The result is quite a piece of ammunition for legal realism. An ethic of impartiality and professionalism is nice. But the judges in the researchers’ study were very professional -- the other major variables that affected parole decisions were whether the prisoner had a place in a rehabilitation program and whether he or she was prone to recidivism, and no racial bias was detected. Yet when you consider that many psychological biases operate around factors like class and race, crafting impartial laws (a difficult feat in itself) and then leaving them to be implemented by flawed, partial humans can seem criminally negligent.
After the publication of the paper, Jonathan Levav, who co-led the study, said:
“There are no checks about the judges’ decisions because no one has ever documented this tendency before. Needless to say, I would expect there to be something put into place after this.”
Eight months after the publication of the paper by Danziger, Levav, and Avnaim-Pesso, the Israeli review boards had not changed their policy. It seems Levav and his colleagues may be waiting a long time.
The judicial system, however, may have had good reason for not changing its procedure. In a response letter published in PNAS, Keren Weinshall-Margela of the Israeli Courts Research Division and John Shapard of the Federal Judicial Center in Washington make the case that mundane factors explain why prisoners fared so much better before the parole board right after a break. Does justice not get as grumpy as the study suggests?
In their paper, Danziger and Levav reject potential alternative explanations for their findings, including some sort of bias in the ordering of the cases. Shapard and Weinshall-Margela, however, contend that they missed several factors. They write that the parole board, which makes decisions for inmates from several prisons, tries to get through one prison before the next break. In each session, prisoners that don’t have a lawyer go last -- and prisoners without counsel are denied parole about 20% more often. (The authors do not discuss the legal or moral implications of this.)

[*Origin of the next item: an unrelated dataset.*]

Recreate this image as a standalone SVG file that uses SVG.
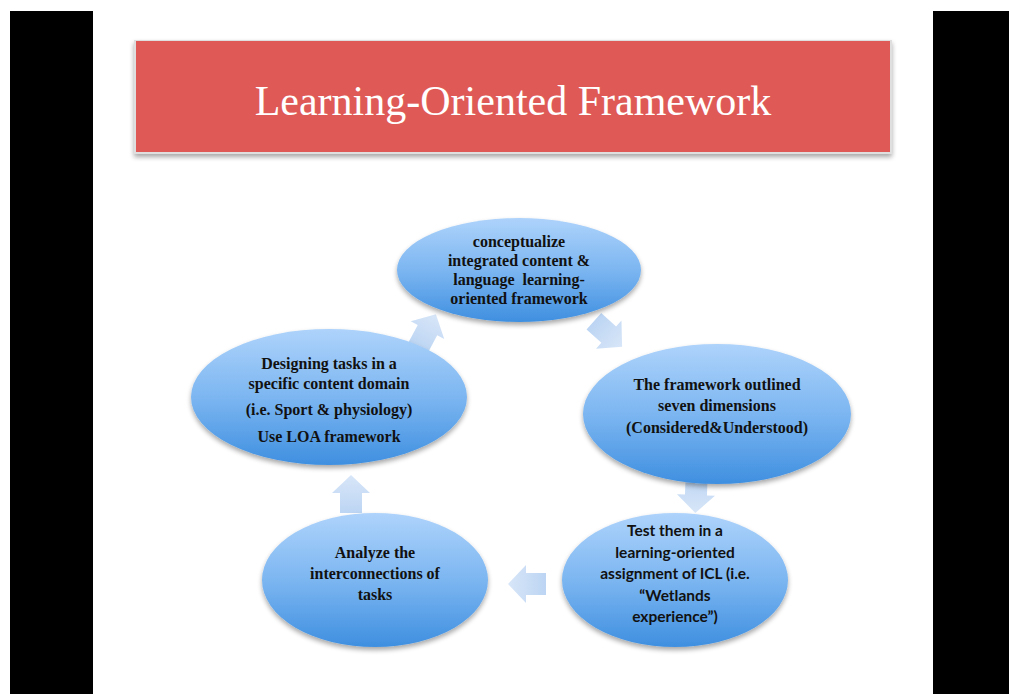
<svg xmlns="http://www.w3.org/2000/svg" width="1009" height="694" viewBox="0 0 1009 694">
  <defs>
    <linearGradient id="nodeFill" x1="0" y1="0" x2="0" y2="1">
      <stop offset="0" stop-color="#aed3fb"/>
      <stop offset="0.5" stop-color="#7cb6f1"/>
      <stop offset="1" stop-color="#3f8fe0"/>
    </linearGradient>
    <linearGradient id="arrowFill" x1="0" y1="0" x2="1" y2="0">
      <stop offset="0" stop-color="#bcd5f3"/>
      <stop offset="1" stop-color="#d8e6f8"/>
    </linearGradient>
    <filter id="softShadow" x="-20%" y="-20%" width="140%" height="150%">
      <feGaussianBlur in="SourceAlpha" stdDeviation="2.5"/>
      <feOffset dx="0" dy="3" result="b"/>
      <feComponentTransfer><feFuncA type="linear" slope="0.35"/></feComponentTransfer>
      <feMerge><feMergeNode/><feMergeNode in="SourceGraphic"/></feMerge>
    </filter>
    <path id="blockArrow" d="M-19,-11 H1 V-19 L19,0 L1,19 V11 H-19 Z"/>
    <style>
      .lbl { font-weight: bold; fill: #111; text-anchor: middle; }
      .times { font-family: "Times New Roman", "Liberation Serif", serif; font-size: 16px; }
      .calibri { font-family: Lato, "Open Sans", sans-serif; font-size: 15.5px; }
      .node { fill: url(#nodeFill); filter: url(#softShadow); }
      .arrow { fill: url(#arrowFill); }
    </style>
  </defs>

  <rect x="0" y="0" width="1009" height="694" fill="#ffffff"/>

  <!-- side bars -->
  <rect x="10" y="11" width="83" height="683" fill="#000"/>
  <rect x="933" y="11" width="76" height="683" fill="#000"/>

  <!-- title banner -->
  <g id="title">
    <rect x="134" y="40" width="758" height="114" fill="#dfdfdf" filter="url(#softShadow)"/>
    <rect x="136" y="41" width="754" height="111" fill="#df5a56"/>
    <text x="513" y="115" text-anchor="middle" font-family="Liberation Serif, Times New Roman, serif" font-size="42" fill="#ffffff">Learning-Oriented Framework</text>
  </g>

  <!-- cycle arrows -->
  <g id="connectors">
    <use href="#blockArrow" class="arrow" transform="translate(608,334) rotate(42)"/>
    <use href="#blockArrow" class="arrow" transform="translate(696,494) rotate(92)"/>
    <use href="#blockArrow" class="arrow" transform="translate(527,584) rotate(180)"/>
    <use href="#blockArrow" class="arrow" transform="translate(351,494) rotate(-90)"/>
    <use href="#blockArrow" class="arrow" transform="translate(427,331) rotate(-62)"/>
  </g>

  <g id="node-conceptualize" class="times">
    <ellipse class="node" cx="519" cy="270" rx="122" ry="52"/>
    <text class="lbl" x="519" y="247">conceptualize</text>
    <text class="lbl" x="519" y="266">integrated content &amp;</text>
    <text class="lbl" x="519" y="285" xml:space="preserve">language  learning-</text>
    <text class="lbl" x="519" y="304">oriented framework</text>
  </g>

  <g id="node-dimensions" class="times">
    <ellipse class="node" cx="717" cy="414" rx="134" ry="70"/>
    <text class="lbl" x="717" y="390">The framework outlined</text>
    <text class="lbl" x="717" y="411">seven dimensions</text>
    <text class="lbl" x="717" y="433">(Considered&amp;Understood)</text>
  </g>

  <g id="node-test" class="calibri">
    <ellipse class="node" cx="675" cy="580" rx="113" ry="67"/>
    <text class="lbl" x="675" y="536">Test them in a</text>
    <text class="lbl" x="675" y="558">learning-oriented</text>
    <text class="lbl" x="675" y="579">assignment of ICL (i.e.</text>
    <text class="lbl" x="675" y="601">“Wetlands</text>
    <text class="lbl" x="675" y="622">experience”)</text>
  </g>

  <g id="node-analyze" class="times">
    <ellipse class="node" cx="375" cy="580" rx="113" ry="67"/>
    <text class="lbl" x="375" y="558">Analyze the</text>
    <text class="lbl" x="375" y="579">interconnections of</text>
    <text class="lbl" x="375" y="600">tasks</text>
  </g>

  <g id="node-designing" class="times">
    <ellipse class="node" cx="329" cy="397" rx="138" ry="68"/>
    <text class="lbl" x="329" y="369">Designing tasks in a</text>
    <text class="lbl" x="329" y="389">specific content domain</text>
    <text class="lbl" x="329" y="415">(i.e. Sport &amp; physiology)</text>
    <text class="lbl" x="329" y="442">Use LOA framework</text>
  </g>
</svg>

In addition, lawyers commonly represent multiple defendants, and when they do, they can present their cases in any order they want. The authors of the letter, who did not collect data but did conduct interviews, say that they suspect the lawyers presented their best cases first (those most likely to gain parole). The authors also note that the original paper fails to account for prisoners’ behavior behind bars -- an important consideration in parole decisions.
So do judges and parole boards get too fatigued to do anything but maintain the status quo after several hours of hearing cases? Perhaps. The most striking aspect of the original study is the graph, which shows a very clear and dramatic trend. But very dramatic results can also indicate that something is wrong -- that another factor is at work. In this case, it might be that the parole boards tend to hear the strongest cases first and the weakest last, which would make it no surprise that fewer prisoners win parole as the session wears on.
Justice is not completely blind, but in this case, it may not be as bad as we think.